You will finally have words to anchor down the deep, dark storm that billows up in you and turns everything gloomy-gray on the warmest days:

Depression.

Anxiety.

Sleep paralysis.

Panic attacks.

You have not found that sleigh of hand, that magic trick, that corks it up in a bottle, stoppers up its deep, sad currents on the afternoons when they lap around your feet and remind you that they are there, they are present, they will not leave until they are ready.

But perhaps that will come with time. It is progress.

I know you, the way you are: a stray, silk scarf of a soul. A little spotted, weather-worn in discrete places. But watch. Let us fold that over, pin it up. Focus on the beautiful pattern, the areas in which it is not worn away by exhaustion and regret - always regret, always a sense you have not chosen the right path, the easy path, the happiness path.

One fold, or two, and now you cannot see the stains and holes and tugged out wrinkles entirely. You still have a sense of it being there: a shameless, neurotic flaw, or a should have managed my fork better stain that will never blot away. But it is better now. It is easier to think about. It does not define you. Toss it back. Stride forward. Move on.

There are people who know you. Oddly enough, unbelievably enough, they seem to like you. You, with your thick tongue and cast-down eyes and dumpling-soft cheeks, like a child waiting for a lost latchkey - a solid, tangible presence of confidence and courage - to stumble up and jostle against her knee, as if it is a wayward ant returning to the nest a little late, but better than never.

You, who waits eternally for your heart to stumble-tumble from where it has gone and left you with this invasive intruder, that does not beat out a decent, delicate pitter patter but instead chooses to aspire to the rank of cymbals and high-strung thunderclaps, every time you think you have laughed too late and smiled too little.

Sometimes, even on your worst days, it is hard to disabuse yourself of that notion: that, somewhere out there in the wide world, there are people who love and respect you and worry about you.

Sometimes, I really think they do. Like you. Think about you. Respect you. Worry about you.

And you will have a friend who makes you believe deeply, fervently in your own brown girl beauty, whose words echo in your mind when you are doing something so ridiculously mundane as chopping ginger, counting spices, sipping chai, who gives you a heady feeling of every movement, every action, every breath where you take pride in your heritage being another thread in a long, golden tapestry of your bloodline and your family.

And you will have a friend who wants you there, right with her, at her wedding and believes in what you can do when you cannot cling to a mustard seed of faith in your own two hands.

And you will have a friend who has seen you at your most awkward - lanky, lean, wide-eyed and bookish - who dreams of the stars when you are so very aware of how tethered you are to reality, to small, little pay, not at all STEM dreams.

You call them friends. You dare to. They tell you to.

You are in your twenties.

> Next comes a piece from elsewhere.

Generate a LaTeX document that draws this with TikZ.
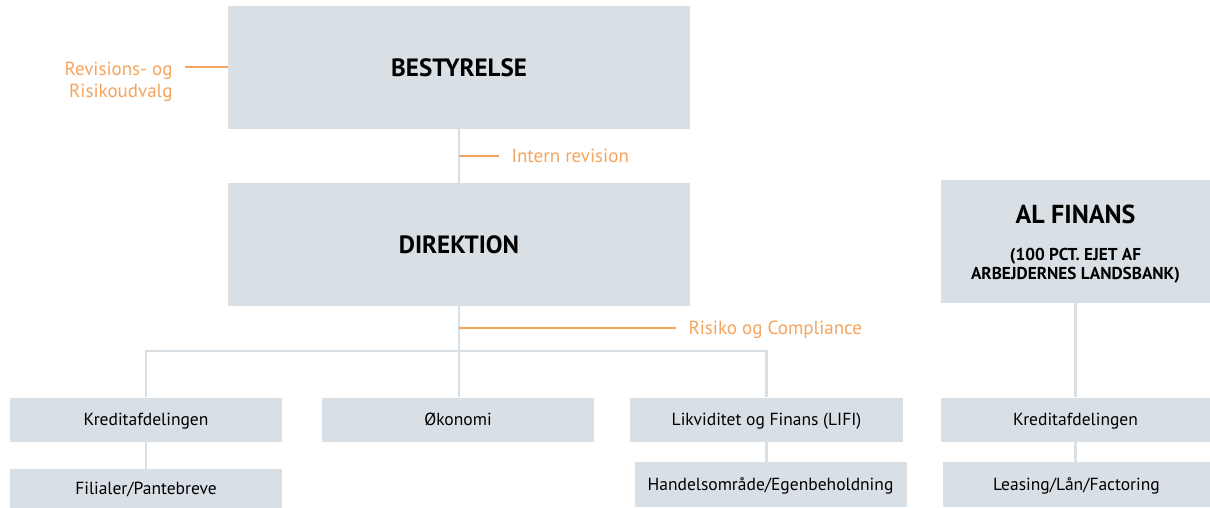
\documentclass[tikz,border=0pt]{standalone}
\usepackage{fontspec}
\setmainfont{PT Sans}
\usetikzlibrary{positioning}
\definecolor{boxgray}{HTML}{D8DFE5}
\definecolor{accent}{HTML}{F6A45D}
\tikzset{
  topbox/.style={fill=boxgray, inner sep=0pt, minimum width=462pt, minimum height=123pt,
    font=\bfseries\fontsize{25}{30}\selectfont},
  unitbox/.style={fill=boxgray, inner sep=0pt, minimum width=272pt, minimum height=44pt,
    text height=1.15em, text depth=0pt, font=\fontsize{17.5}{21}\selectfont},
  link/.style={draw=boxgray, line width=2.5pt},
  note/.style={text=accent, font=\fontsize{19}{22}\selectfont},
  noteline/.style={draw=accent, line width=2pt},
}

\begin{document}
\begin{tikzpicture}[x=1pt, y=-1pt]
        \useasboundingbox (0,0) rectangle (1210,508);

        % top management
        \node[topbox] (bestyrelse) at (459,67.5) {BESTYRELSE};
        \node[topbox] (direktion) at (459,244.5) {DIREKTION};
        \node[topbox, minimum width=269pt, align=center, font=\bfseries\fontsize{17.2}{19}\selectfont,
              text height=77.6pt, text depth=0pt] (alfinans) at (1075.5,241)
            {{\fontsize{26}{30}\selectfont AL FINANS}\\[18pt](100 PCT. EJET AF\\ARBEJDERNES LANDSBANK)};

        % departments
        \node[unitbox] (kredit) at (146,419.5) {Kreditafdelingen};
        \node[unitbox] (oekonomi) at (458,419.5) {Økonomi};
        \node[unitbox, minimum width=273pt] (likvid) at (766.5,419.5) {Likviditet og Finans (LIFI)};
        \node[unitbox, minimum height=39pt] (filialer) at (146,488.5) {Filialer/Pantebreve};
        \node[unitbox, minimum height=45pt] (handel) at (770.5,484.5) {Handelsområde/Egenbeholdning};
        \node[unitbox, minimum width=269pt] (kreditAL) at (1075.5,419.5) {Kreditafdelingen};
        \node[unitbox, minimum width=267pt, minimum height=45pt] (leasing) at (1076.5,484.5) {Leasing/Lån/Factoring};

        \coordinate (split) at (458,351);

        \draw[link] (bestyrelse) -- (direktion);
        \draw[link] (direktion.south) -- (direktion.south |- oekonomi.north);
        \draw[link] (kredit.north) |- (split) -| (likvid.north);
        \draw[link] (kredit) -- (filialer);
        \draw[link] (likvid.south) -- (likvid.south |- handel.north);
        \draw[link] (alfinans) -- (kreditAL);
        \draw[link] (kreditAL.south) -- (kreditAL.south |- leasing.north);

        % staff functions
        \node[note, align=right, anchor=east] (udvalg) at (176,82) {Revisions- og\\Risikoudvalg};
        \node[note, anchor=west, text height=1.2em, text depth=0pt] (intern) at (508,156) {Intern revision};
        \node[note, anchor=west, text height=1.2em, text depth=0pt] (risiko) at (685,328) {Risiko og Compliance};

        \draw[noteline, shorten >=9pt] (bestyrelse.west) -- (bestyrelse.west -| udvalg.east);
        \draw[noteline] (bestyrelse.south |- intern.west) -- ([xshift=-9pt]intern.west);
        \draw[noteline] (direktion.south |- risiko.west) -- ([xshift=-9pt]risiko.west);

    \end{tikzpicture}
\end{document}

You are still awkward, still growing, still aching where your bones stretch out in search of broader horizons. Still unsure. Still acutely, deeply resentful of the fact that you are slated to one body, one life - but perhaps, not one path, not one milestone to reach, one course to follow, one career to attend to.

But you have not stopped living, even when life itself feels like the globe on Atlas’ shoulders. You have not shrugged it off and thrown it away. You have stopped dwelling on the idea that those past years - these years you live in, struggle through - were the only golden years you had to blossom within. You are not a useless bud.

Now is the time when you can spread your roots. Now is the time when you can soak up the rain and seek new opportunities to flower, to flourish, to simply toss back your head and look up at the sky and realize you are still here, still breathing, and that is enough to ground you.

You are not too late. It is not too late.

If I had the means to comfort you -

If I knew how to -

I would tell you that there is one deeply steadying thing, about being you:

You have never forgotten there is always hope.